§ Exercise
Reproduce the listing below character for character; drop every image.

§ Data provided
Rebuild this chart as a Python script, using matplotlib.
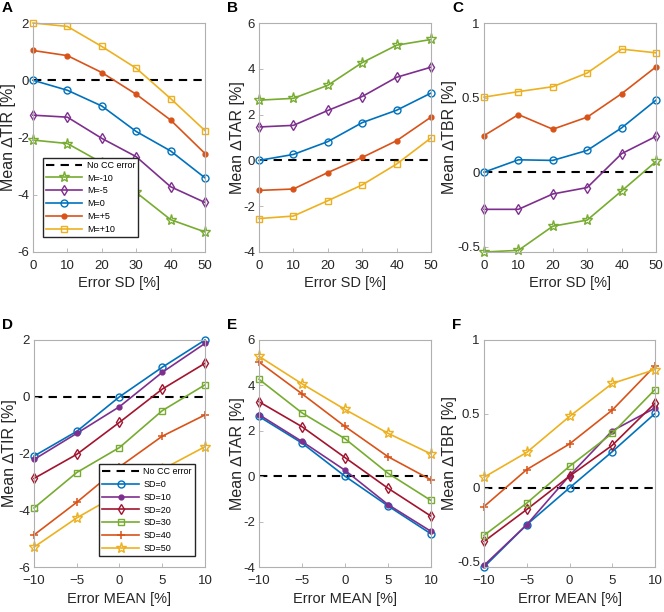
"""
Effect of CC error mean/SD on mean delta TIR, TAR, TBR
Six-panel line plot (A-C vs error SD, D-F vs error mean)
"""

import numpy as np
import matplotlib
matplotlib.use('Agg')
import matplotlib.pyplot as plt

plt.rcParams['font.family'] = ['Liberation Sans', 'DejaVu Sans']

# x values
error_sd = [0, 10, 20, 30, 40, 50]
error_mean = [-10, -5, 0, 5, 10]

# rows: error mean (-10, -5, 0, +5, +10); columns: error SD (0..50)
tir = np.array([
    [-2.09, -2.21, -2.88, -3.92, -4.87, -5.30],
    [-1.22, -1.29, -2.03, -2.67, -3.72, -4.27],
    [0.00, -0.35, -0.90, -1.79, -2.47, -3.41],
    [1.04, 0.86, 0.27, -0.49, -1.39, -2.56],
    [2.00, 1.88, 1.18, 0.42, -0.64, -1.76],
])
tar = np.array([
    [2.63, 2.71, 3.28, 4.27, 5.03, 5.28],
    [1.46, 1.53, 2.18, 2.79, 3.63, 4.07],
    [0.00, 0.26, 0.82, 1.65, 2.19, 2.94],
    [-1.31, -1.25, -0.53, 0.13, 0.86, 1.89],
    [-2.54, -2.43, -1.76, -1.07, -0.16, 0.98],
])
tbr = np.array([
    [-0.535, -0.524, -0.362, -0.321, -0.126, 0.072],
    [-0.249, -0.249, -0.146, -0.103, 0.124, 0.240],
    [0.000, 0.083, 0.079, 0.146, 0.297, 0.483],
    [0.245, 0.386, 0.288, 0.369, 0.526, 0.706],
    [0.503, 0.540, 0.573, 0.665, 0.825, 0.800],
])

mean_labels = ['M=-10', 'M=-5', 'M=0', 'M=+5', 'M=+10']
sd_labels = ['SD=0', 'SD=10', 'SD=20', 'SD=30', 'SD=40', 'SD=50']

# MATLAB default colours
blue = '#0072BD'
orange = '#D95319'
yellow = '#EDB120'
purple = '#7E2F8E'
green = '#77AC30'
darkred = '#A2142F'

mean_styles = [(green, '*'), (purple, 'd'), (blue, 'o'), (orange, '.'), (yellow, 's')]
sd_styles = [(blue, 'o'), (purple, '.'), (darkred, 'd'), (green, 's'), (orange, '+'), (yellow, '*')]

fig = plt.figure(figsize=(6.64, 6.12), dpi=100)

W, H = 664, 612


def add_axes(x0, x1, y0, y1):
    return fig.add_axes([x0 / W, 1 - y1 / H, (x1 - x0) / W, (y1 - y0) / H])


def style_marker(marker):
    if marker == '.':
        return dict(marker='o', markersize=3.5)
    if marker == '*':
        return dict(marker='*', markersize=8, markerfacecolor='none', markeredgewidth=1.0)
    if marker == '+':
        return dict(marker='+', markersize=6, markeredgewidth=1.1)
    if marker == 'd':
        return dict(marker='d', markersize=5, markerfacecolor='none', markeredgewidth=1.0)
    return dict(marker=marker, markersize=5, markerfacecolor='none', markeredgewidth=1.0)


def setup_axis(ax, xlim, xticks, ylim, yticks, xlabel, ylabel, letter, ylab_x):
    ax.set_xlim(xlim)
    ax.set_ylim(ylim)
    ax.set_xticks(xticks)
    ax.set_yticks(yticks)
    ax.set_yticklabels([('%g' % t) for t in yticks])
    ax.tick_params(direction='in', length=3, width=0.6, colors='#b0b0b0',
                   labelcolor='#262626', labelsize=9.5, pad=3)
    ax.tick_params(axis='x', pad=6)
    for s in ax.spines.values():
        s.set_color('#b0b0b0')
        s.set_linewidth(0.8)
    ax.set_xlabel(xlabel, fontsize=10.5, color='#262626', labelpad=3)
    ax.set_ylabel(ylabel, fontsize=11.5, color='#262626')
    ax.yaxis.set_label_coords(ylab_x, 0.5)
    ax.text(-0.185, 1.035, letter, transform=ax.transAxes, fontsize=11,
            fontweight='bold', ha='left', va='bottom')


def plot_panel(ax, x, rows, styles, labels, xlim):
    ax.plot(xlim, [0, 0], '--', color='black', lw=1.5, label='No CC error',
            dashes=(4, 3), zorder=1)
    for y, (col, mk), lab in zip(rows, styles, labels):
        ax.plot(x, y, color=col, lw=1.2, label=lab, clip_on=False, **style_marker(mk))


legend_kw = dict(borderaxespad=0, fontsize=6.5, handlelength=4.0, handletextpad=0.5,
                 labelspacing=0.42, borderpad=0.35, fancybox=False,
                 edgecolor='#262626', framealpha=1)

top_x = [(33, 205), (259, 431), (484, 656)]
bot_x = [(34, 205), (259, 431), (484, 655)]
ylab_pos = [-0.10, -0.08, -0.155]
metrics = [(tir, 'Mean \u2206TIR [%]', (-6, 2), [-6, -4, -2, 0, 2]),
           (tar, 'Mean \u2206TAR [%]', (-4, 6), [-4, -2, 0, 2, 4, 6]),
           (tbr, 'Mean \u2206TBR [%]', (-0.535, 1), [-0.5, 0, 0.5, 1])]
letters_top = ['A', 'B', 'C']
letters_bot = ['D', 'E', 'F']

for i, (data, ylab, ylim, yticks) in enumerate(metrics):
    # top row: against error SD, one line per error mean
    ax = add_axes(top_x[i][0], top_x[i][1], 23, 252)
    plot_panel(ax, error_sd, data, mean_styles, mean_labels, (0, 50))
    setup_axis(ax, (0, 50), error_sd, ylim, yticks, 'Error SD [%]', ylab,
               letters_top[i], ylab_pos[i])
    if i == 0:
        ax.legend(loc='lower left', bbox_to_anchor=(0.058, 0.066), **legend_kw)

    # bottom row: against error mean, one line per error SD
    ax = add_axes(bot_x[i][0], bot_x[i][1], 340, 567)
    plot_panel(ax, error_mean, data.T, sd_styles, sd_labels, (-10, 10))
    setup_axis(ax, (-10, 10), [-10, -5, 0, 5, 10], ylim, yticks,
               'Error MEAN [%]', ylab, letters_bot[i], ylab_pos[i])
    if i == 0:
        ax.legend(loc='lower right', bbox_to_anchor=(0.94, 0.048), **legend_kw)

fig.savefig('out.png', dpi=100)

§ Exercise solution
Rebuild this chart as a Python script, using matplotlib.
"""
Effect of CC error mean/SD on mean delta TIR, TAR, TBR
Six-panel line plot (A-C vs error SD, D-F vs error mean)
"""

import numpy as np
import matplotlib
matplotlib.use('Agg')
import matplotlib.pyplot as plt

plt.rcParams['font.family'] = ['Liberation Sans', 'DejaVu Sans']

# x values
error_sd = [0, 10, 20, 30, 40, 50]
error_mean = [-10, -5, 0, 5, 10]

# rows: error mean (-10, -5, 0, +5, +10); columns: error SD (0..50)
tir = np.array([
    [-2.09, -2.21, -2.88, -3.92, -4.87, -5.30],
    [-1.22, -1.29, -2.03, -2.67, -3.72, -4.27],
    [0.00, -0.35, -0.90, -1.79, -2.47, -3.41],
    [1.04, 0.86, 0.27, -0.49, -1.39, -2.56],
    [2.00, 1.88, 1.18, 0.42, -0.64, -1.76],
])
tar = np.array([
    [2.63, 2.71, 3.28, 4.27, 5.03, 5.28],
    [1.46, 1.53, 2.18, 2.79, 3.63, 4.07],
    [0.00, 0.26, 0.82, 1.65, 2.19, 2.94],
    [-1.31, -1.25, -0.53, 0.13, 0.86, 1.89],
    [-2.54, -2.43, -1.76, -1.07, -0.16, 0.98],
])
tbr = np.array([
    [-0.535, -0.524, -0.362, -0.321, -0.126, 0.072],
    [-0.249, -0.249, -0.146, -0.103, 0.124, 0.240],
    [0.000, 0.083, 0.079, 0.146, 0.297, 0.483],
    [0.245, 0.386, 0.288, 0.369, 0.526, 0.706],
    [0.503, 0.540, 0.573, 0.665, 0.825, 0.800],
])

mean_labels = ['M=-10', 'M=-5', 'M=0', 'M=+5', 'M=+10']
sd_labels = ['SD=0', 'SD=10', 'SD=20', 'SD=30', 'SD=40', 'SD=50']

# MATLAB default colours
blue = '#0072BD'
orange = '#D95319'
yellow = '#EDB120'
purple = '#7E2F8E'
green = '#77AC30'
darkred = '#A2142F'

mean_styles = [(green, '*'), (purple, 'd'), (blue, 'o'), (orange, '.'), (yellow, 's')]
sd_styles = [(blue, 'o'), (purple, '.'), (darkred, 'd'), (green, 's'), (orange, '+'), (yellow, '*')]

fig = plt.figure(figsize=(6.64, 6.12), dpi=100)

W, H = 664, 612


def add_axes(x0, x1, y0, y1):
    return fig.add_axes([x0 / W, 1 - y1 / H, (x1 - x0) / W, (y1 - y0) / H])


def style_marker(marker):
    if marker == '.':
        return dict(marker='o', markersize=3.5)
    if marker == '*':
        return dict(marker='*', markersize=8, markerfacecolor='none', markeredgewidth=1.0)
    if marker == '+':
        return dict(marker='+', markersize=6, markeredgewidth=1.1)
    if marker == 'd':
        return dict(marker='d', markersize=5, markerfacecolor='none', markeredgewidth=1.0)
    return dict(marker=marker, markersize=5, markerfacecolor='none', markeredgewidth=1.0)


def setup_axis(ax, xlim, xticks, ylim, yticks, xlabel, ylabel, letter, ylab_x):
    ax.set_xlim(xlim)
    ax.set_ylim(ylim)
    ax.set_xticks(xticks)
    ax.set_yticks(yticks)
    ax.set_yticklabels([('%g' % t) for t in yticks])
    ax.tick_params(direction='in', length=3, width=0.6, colors='#b0b0b0',
                   labelcolor='#262626', labelsize=9.5, pad=3)
    ax.tick_params(axis='x', pad=6)
    for s in ax.spines.values():
        s.set_color('#b0b0b0')
        s.set_linewidth(0.8)
    ax.set_xlabel(xlabel, fontsize=10.5, color='#262626', labelpad=3)
    ax.set_ylabel(ylabel, fontsize=11.5, color='#262626')
    ax.yaxis.set_label_coords(ylab_x, 0.5)
    ax.text(-0.185, 1.035, letter, transform=ax.transAxes, fontsize=11,
            fontweight='bold', ha='left', va='bottom')


def plot_panel(ax, x, rows, styles, labels, xlim):
    ax.plot(xlim, [0, 0], '--', color='black', lw=1.5, label='No CC error',
            dashes=(4, 3), zorder=1)
    for y, (col, mk), lab in zip(rows, styles, labels):
        ax.plot(x, y, color=col, lw=1.2, label=lab, clip_on=False, **style_marker(mk))


legend_kw = dict(borderaxespad=0, fontsize=6.5, handlelength=4.0, handletextpad=0.5,
                 labelspacing=0.42, borderpad=0.35, fancybox=False,
                 edgecolor='#262626', framealpha=1)

top_x = [(33, 205), (259, 431), (484, 656)]
bot_x = [(34, 205), (259, 431), (484, 655)]
ylab_pos = [-0.10, -0.08, -0.155]
metrics = [(tir, 'Mean \u2206TIR [%]', (-6, 2), [-6, -4, -2, 0, 2]),
           (tar, 'Mean \u2206TAR [%]', (-4, 6), [-4, -2, 0, 2, 4, 6]),
           (tbr, 'Mean \u2206TBR [%]', (-0.535, 1), [-0.5, 0, 0.5, 1])]
letters_top = ['A', 'B', 'C']
letters_bot = ['D', 'E', 'F']

for i, (data, ylab, ylim, yticks) in enumerate(metrics):
    # top row: against error SD, one line per error mean
    ax = add_axes(top_x[i][0], top_x[i][1], 23, 252)
    plot_panel(ax, error_sd, data, mean_styles, mean_labels, (0, 50))
    setup_axis(ax, (0, 50), error_sd, ylim, yticks, 'Error SD [%]', ylab,
               letters_top[i], ylab_pos[i])
    if i == 0:
        ax.legend(loc='lower left', bbox_to_anchor=(0.058, 0.066), **legend_kw)

    # bottom row: against error mean, one line per error SD
    ax = add_axes(bot_x[i][0], bot_x[i][1], 340, 567)
    plot_panel(ax, error_mean, data.T, sd_styles, sd_labels, (-10, 10))
    setup_axis(ax, (-10, 10), [-10, -5, 0, 5, 10], ylim, yticks,
               'Error MEAN [%]', ylab, letters_bot[i], ylab_pos[i])
    if i == 0:
        ax.legend(loc='lower right', bbox_to_anchor=(0.94, 0.048), **legend_kw)

fig.savefig('out.png', dpi=100)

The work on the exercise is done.